Quelle est votre particularité dans le cinéma ?
Déborah Bassa : à travers Ligne verte, je travaille pour l’intégration d’un grand nombre des femmes dans le secteur du cinéma en RDC. J’accompagne des films produits ou écrits par des femmes. J’ai choisi de mettre beaucoup plus d’accent sur les femmes pour combattre les préjugés qui les entourent. Je veux promouvoir nos capacités dans ce secteur. Sans être féministe, j’accompagne principalement les femmes avec ma boite de production.
Qu'est-ce qui vous a motivé à intégrer le monde du cinéma ?
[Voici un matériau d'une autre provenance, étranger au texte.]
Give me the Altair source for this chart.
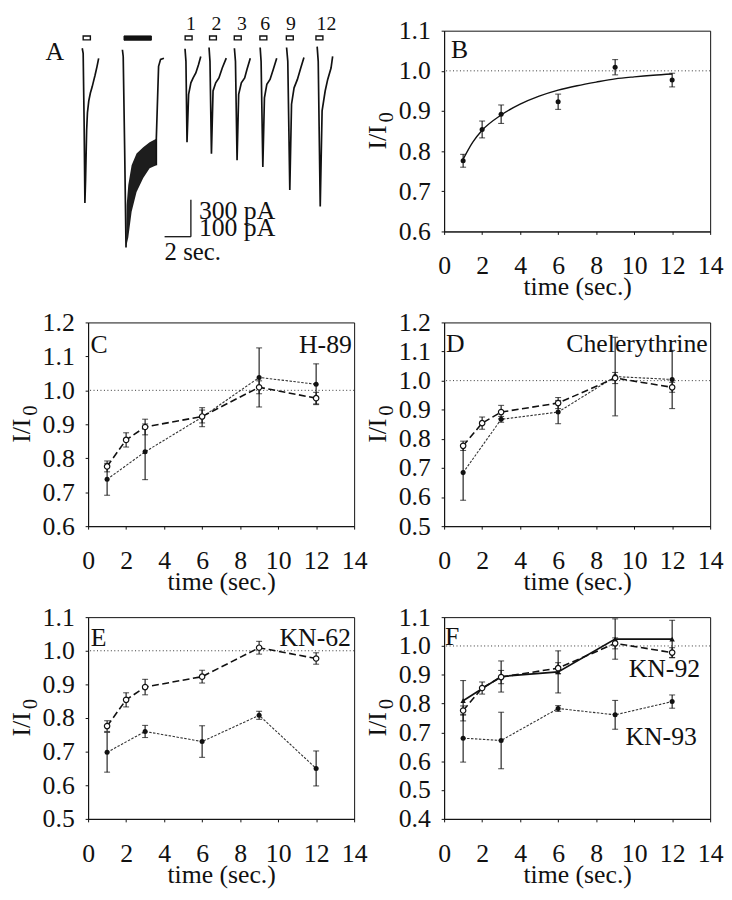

Déborah Bassa : en 2012 alors que j’étais en premier graduat, un ami m'a parlé d’un atelier programmé à l’institut français, animé par Clarisse Muvuba. J’y ai participé et à l’issue de l’atelier, nous avons réalisé le film Construction féminine. C’était une très belle expérience. J’ai ainsi continué avec d’autres formations qui se déroulaient à l’institut français et ailleurs. Il n’y a pas plus grand plaisir que d’être sur terrain, dans la production. Au-delà d’être un loisir, le cinéma c’est monter un dossier, aboutir à un résultat, autant des pages écrites et refaites et j’aime le fait d’apprendre en s’amusant.
Parlez-nous de vos productions. Qu'avez-vous déjà mis à la disposition du public ?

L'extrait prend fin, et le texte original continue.